• **WRITTEN TASK**
Reading down the listing below, count the lines where the word "Write" shows up, then give only that count.

• **MATERIAL SUPPLIED**
# # #
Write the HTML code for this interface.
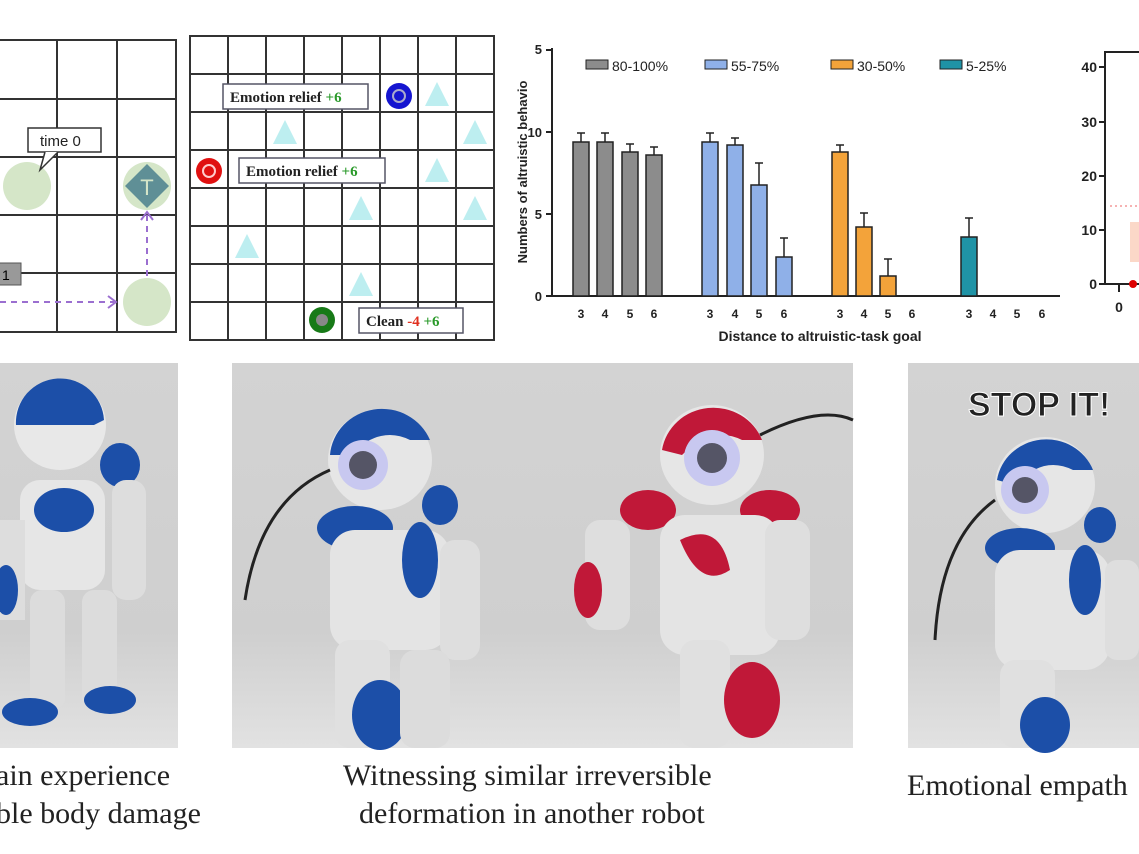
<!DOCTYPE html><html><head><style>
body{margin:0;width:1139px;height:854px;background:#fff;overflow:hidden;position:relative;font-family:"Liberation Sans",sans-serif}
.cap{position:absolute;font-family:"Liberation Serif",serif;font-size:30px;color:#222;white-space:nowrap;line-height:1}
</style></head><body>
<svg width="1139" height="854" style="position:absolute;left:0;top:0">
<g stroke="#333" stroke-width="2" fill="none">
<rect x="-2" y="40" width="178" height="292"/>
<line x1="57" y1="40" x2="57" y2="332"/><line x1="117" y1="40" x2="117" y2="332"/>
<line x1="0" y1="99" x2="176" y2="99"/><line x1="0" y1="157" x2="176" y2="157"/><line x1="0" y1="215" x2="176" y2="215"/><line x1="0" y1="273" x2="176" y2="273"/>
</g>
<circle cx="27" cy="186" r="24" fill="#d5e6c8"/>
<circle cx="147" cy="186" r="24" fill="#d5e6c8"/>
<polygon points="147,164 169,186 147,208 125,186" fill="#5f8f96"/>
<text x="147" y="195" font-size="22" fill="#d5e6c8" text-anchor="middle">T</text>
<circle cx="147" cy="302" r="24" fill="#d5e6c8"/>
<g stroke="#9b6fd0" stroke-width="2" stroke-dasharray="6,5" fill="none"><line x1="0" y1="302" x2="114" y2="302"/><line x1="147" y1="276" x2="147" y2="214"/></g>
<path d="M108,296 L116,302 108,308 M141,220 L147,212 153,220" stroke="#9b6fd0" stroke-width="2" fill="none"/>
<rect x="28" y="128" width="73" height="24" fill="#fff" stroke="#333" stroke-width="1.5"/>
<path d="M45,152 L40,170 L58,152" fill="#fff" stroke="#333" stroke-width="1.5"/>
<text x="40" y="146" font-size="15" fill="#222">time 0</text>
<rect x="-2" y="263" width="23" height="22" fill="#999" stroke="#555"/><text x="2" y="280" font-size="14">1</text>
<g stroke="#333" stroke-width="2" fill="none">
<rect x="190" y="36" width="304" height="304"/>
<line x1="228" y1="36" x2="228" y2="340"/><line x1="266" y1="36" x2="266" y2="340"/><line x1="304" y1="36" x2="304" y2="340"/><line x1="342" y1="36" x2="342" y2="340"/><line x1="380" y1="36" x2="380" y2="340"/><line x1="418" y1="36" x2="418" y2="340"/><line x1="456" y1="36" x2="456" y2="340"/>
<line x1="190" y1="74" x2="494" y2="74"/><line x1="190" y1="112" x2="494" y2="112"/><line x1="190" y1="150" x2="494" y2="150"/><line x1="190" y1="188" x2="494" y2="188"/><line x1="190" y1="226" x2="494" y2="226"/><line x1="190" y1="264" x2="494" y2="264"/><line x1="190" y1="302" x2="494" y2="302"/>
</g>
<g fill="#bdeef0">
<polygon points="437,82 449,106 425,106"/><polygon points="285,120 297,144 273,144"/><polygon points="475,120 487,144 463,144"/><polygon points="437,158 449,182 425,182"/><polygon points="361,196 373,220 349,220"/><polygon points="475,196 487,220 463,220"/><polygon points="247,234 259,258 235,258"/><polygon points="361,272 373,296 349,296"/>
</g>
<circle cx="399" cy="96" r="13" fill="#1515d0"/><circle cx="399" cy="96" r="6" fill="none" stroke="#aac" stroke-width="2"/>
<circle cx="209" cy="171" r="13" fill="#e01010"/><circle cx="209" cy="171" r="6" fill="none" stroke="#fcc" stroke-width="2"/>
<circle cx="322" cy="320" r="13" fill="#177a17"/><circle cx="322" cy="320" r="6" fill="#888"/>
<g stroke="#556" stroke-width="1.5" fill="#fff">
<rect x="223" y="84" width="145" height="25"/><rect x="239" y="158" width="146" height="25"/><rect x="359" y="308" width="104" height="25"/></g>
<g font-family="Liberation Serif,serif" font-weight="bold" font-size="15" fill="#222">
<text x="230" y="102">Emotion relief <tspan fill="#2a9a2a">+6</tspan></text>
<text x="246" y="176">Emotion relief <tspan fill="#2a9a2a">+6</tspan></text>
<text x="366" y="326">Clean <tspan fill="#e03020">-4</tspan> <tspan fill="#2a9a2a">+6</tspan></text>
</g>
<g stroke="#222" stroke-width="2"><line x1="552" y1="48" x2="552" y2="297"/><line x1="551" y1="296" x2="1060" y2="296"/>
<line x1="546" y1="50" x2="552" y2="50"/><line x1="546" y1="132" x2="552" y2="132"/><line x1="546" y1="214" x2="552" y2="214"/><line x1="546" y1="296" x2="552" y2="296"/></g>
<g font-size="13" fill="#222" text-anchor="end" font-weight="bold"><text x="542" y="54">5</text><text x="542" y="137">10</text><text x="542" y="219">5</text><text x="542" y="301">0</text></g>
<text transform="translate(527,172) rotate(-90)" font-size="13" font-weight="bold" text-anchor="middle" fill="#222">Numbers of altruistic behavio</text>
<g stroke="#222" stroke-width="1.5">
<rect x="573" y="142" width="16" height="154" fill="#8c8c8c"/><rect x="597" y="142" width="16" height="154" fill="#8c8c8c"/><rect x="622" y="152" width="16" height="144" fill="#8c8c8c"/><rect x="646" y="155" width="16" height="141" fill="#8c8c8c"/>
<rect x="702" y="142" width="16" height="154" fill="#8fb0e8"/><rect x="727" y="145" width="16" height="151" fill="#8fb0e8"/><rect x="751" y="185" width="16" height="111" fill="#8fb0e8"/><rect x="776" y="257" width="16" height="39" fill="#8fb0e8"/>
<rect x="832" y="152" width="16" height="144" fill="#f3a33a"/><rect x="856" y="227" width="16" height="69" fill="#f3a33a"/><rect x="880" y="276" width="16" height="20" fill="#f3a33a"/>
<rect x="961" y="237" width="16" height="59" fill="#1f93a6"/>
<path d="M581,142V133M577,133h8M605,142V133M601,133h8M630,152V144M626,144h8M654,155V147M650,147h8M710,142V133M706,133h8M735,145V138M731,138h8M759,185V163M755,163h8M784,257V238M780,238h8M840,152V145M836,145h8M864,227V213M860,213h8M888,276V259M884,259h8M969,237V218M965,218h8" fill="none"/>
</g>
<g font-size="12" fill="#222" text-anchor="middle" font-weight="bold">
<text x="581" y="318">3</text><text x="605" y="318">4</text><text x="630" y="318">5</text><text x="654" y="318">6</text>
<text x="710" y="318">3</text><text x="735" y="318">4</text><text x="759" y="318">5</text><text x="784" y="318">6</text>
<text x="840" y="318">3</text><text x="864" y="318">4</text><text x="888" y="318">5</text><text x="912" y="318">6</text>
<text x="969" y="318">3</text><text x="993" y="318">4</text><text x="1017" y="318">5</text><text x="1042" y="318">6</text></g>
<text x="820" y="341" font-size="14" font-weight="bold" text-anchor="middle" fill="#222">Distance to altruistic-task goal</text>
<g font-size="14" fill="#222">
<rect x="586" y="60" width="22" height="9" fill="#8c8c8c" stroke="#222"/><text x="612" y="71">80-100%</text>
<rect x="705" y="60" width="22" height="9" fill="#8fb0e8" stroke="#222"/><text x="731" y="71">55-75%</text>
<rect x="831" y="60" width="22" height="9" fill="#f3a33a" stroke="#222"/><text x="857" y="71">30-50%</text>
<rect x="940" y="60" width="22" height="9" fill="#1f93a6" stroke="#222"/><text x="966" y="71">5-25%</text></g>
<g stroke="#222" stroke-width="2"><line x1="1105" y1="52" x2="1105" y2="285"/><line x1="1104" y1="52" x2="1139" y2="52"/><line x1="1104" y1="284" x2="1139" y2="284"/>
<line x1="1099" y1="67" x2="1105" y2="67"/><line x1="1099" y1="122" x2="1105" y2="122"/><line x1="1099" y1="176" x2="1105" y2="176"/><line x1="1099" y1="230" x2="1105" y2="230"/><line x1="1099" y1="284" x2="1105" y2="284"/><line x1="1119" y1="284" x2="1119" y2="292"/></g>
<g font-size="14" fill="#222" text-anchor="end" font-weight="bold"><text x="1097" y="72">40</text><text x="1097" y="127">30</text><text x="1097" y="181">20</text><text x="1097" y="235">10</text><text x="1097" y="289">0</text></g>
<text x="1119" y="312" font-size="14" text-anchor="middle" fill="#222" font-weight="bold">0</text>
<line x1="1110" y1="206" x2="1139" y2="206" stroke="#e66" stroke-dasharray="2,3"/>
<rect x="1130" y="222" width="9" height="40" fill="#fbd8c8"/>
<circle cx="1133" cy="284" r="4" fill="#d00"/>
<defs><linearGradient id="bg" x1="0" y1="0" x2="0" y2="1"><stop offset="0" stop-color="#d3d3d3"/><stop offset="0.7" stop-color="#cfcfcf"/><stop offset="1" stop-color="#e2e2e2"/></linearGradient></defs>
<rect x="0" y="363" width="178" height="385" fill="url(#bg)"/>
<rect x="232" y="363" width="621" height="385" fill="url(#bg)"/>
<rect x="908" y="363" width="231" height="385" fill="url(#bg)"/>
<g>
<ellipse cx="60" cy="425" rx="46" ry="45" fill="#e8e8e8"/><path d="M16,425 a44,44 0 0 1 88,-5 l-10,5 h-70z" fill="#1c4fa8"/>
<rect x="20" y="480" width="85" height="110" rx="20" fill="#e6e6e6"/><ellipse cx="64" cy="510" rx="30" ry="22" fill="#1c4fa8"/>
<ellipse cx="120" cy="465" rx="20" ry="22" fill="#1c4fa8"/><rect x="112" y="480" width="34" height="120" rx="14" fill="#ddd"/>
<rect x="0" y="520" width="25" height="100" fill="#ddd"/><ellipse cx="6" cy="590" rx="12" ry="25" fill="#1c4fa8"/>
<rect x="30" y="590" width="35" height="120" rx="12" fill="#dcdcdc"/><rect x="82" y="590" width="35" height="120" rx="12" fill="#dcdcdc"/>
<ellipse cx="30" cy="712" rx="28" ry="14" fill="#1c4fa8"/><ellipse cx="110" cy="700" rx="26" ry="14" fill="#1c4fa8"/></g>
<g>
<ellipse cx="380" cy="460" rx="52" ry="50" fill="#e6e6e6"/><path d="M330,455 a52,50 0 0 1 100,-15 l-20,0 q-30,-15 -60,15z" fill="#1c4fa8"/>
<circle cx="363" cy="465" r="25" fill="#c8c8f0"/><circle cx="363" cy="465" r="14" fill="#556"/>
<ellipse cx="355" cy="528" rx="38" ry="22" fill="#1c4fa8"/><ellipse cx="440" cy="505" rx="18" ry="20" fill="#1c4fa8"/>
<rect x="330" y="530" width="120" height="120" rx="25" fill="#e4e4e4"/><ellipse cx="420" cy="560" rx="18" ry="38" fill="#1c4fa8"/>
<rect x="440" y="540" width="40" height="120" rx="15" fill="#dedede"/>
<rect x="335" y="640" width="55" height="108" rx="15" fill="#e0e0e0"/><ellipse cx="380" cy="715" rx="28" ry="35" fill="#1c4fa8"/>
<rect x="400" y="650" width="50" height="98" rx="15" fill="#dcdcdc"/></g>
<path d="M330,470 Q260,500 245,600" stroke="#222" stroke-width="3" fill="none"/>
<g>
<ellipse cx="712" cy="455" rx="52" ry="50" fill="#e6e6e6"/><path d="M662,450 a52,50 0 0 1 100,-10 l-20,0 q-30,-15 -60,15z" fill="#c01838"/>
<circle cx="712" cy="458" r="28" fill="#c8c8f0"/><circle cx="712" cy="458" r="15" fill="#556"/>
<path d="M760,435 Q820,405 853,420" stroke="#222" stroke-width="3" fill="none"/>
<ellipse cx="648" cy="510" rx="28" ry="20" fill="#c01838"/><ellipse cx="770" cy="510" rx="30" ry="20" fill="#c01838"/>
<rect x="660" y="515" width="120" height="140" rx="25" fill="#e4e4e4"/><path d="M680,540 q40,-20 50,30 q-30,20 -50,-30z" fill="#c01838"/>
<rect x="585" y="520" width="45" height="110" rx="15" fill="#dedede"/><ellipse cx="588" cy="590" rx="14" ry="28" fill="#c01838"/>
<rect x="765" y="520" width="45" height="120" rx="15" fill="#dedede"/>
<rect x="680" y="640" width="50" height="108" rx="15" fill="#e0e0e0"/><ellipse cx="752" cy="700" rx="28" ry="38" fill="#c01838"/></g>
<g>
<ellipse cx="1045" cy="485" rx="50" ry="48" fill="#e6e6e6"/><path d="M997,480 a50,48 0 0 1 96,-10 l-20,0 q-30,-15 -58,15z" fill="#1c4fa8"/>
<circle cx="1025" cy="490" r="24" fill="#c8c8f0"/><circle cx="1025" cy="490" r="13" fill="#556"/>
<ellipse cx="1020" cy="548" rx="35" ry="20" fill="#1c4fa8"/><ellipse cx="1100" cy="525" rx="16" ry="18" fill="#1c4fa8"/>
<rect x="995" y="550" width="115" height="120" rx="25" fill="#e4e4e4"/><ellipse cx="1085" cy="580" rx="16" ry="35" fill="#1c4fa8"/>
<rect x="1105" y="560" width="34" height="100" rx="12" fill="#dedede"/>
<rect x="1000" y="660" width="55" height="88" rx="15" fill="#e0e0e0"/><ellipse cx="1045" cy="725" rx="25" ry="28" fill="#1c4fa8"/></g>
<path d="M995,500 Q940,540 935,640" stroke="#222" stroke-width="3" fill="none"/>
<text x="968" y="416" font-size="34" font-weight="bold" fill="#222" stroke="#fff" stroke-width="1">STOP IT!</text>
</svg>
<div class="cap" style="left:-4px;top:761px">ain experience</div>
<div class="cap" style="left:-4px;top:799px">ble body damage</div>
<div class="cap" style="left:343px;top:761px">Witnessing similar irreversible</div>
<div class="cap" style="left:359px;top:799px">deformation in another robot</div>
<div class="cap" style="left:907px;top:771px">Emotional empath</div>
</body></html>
# # #
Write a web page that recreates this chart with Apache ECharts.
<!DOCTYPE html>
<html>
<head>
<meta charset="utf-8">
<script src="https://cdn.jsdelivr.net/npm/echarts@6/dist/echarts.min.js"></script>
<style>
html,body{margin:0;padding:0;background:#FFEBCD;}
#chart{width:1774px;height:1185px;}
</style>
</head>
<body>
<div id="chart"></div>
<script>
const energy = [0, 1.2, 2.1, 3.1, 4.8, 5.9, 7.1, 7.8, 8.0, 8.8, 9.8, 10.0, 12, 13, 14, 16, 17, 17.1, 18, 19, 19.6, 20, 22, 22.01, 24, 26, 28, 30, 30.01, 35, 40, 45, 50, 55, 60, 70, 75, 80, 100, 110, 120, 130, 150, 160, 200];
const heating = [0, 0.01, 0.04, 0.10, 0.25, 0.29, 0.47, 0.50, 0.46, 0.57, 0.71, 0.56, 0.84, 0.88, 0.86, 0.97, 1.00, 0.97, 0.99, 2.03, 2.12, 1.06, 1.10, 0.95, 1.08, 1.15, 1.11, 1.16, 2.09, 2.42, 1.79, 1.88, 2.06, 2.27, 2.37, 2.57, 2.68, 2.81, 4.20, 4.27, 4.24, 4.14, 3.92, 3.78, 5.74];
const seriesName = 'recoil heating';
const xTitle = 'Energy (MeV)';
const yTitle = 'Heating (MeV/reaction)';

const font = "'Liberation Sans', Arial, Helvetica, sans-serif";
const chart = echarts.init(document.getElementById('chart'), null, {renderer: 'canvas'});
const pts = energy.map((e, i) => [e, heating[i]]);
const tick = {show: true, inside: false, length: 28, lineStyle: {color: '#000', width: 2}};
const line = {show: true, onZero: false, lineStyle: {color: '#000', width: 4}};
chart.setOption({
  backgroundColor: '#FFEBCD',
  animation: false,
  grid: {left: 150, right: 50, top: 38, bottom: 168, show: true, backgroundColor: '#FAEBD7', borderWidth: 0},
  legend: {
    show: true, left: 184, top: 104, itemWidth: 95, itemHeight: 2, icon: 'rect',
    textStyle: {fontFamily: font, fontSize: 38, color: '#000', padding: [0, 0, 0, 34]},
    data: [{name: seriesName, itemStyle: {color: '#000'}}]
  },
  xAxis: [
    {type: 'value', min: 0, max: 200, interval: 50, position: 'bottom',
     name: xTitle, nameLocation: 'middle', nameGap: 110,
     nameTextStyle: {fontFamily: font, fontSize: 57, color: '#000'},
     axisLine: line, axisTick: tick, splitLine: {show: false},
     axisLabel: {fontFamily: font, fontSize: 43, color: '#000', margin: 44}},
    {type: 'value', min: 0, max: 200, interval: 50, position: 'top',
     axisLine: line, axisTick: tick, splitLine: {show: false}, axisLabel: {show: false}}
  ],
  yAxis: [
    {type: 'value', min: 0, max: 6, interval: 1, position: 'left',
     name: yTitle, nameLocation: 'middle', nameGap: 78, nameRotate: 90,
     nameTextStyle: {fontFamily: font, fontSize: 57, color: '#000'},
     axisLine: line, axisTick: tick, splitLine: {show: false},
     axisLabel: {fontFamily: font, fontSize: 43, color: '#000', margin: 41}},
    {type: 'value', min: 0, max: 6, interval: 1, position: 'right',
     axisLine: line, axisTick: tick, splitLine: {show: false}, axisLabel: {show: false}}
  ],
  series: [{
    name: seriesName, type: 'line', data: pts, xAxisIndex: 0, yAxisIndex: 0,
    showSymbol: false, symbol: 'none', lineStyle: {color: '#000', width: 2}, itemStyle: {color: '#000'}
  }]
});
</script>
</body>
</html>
# # #
• **WRITTEN ANSWER**
2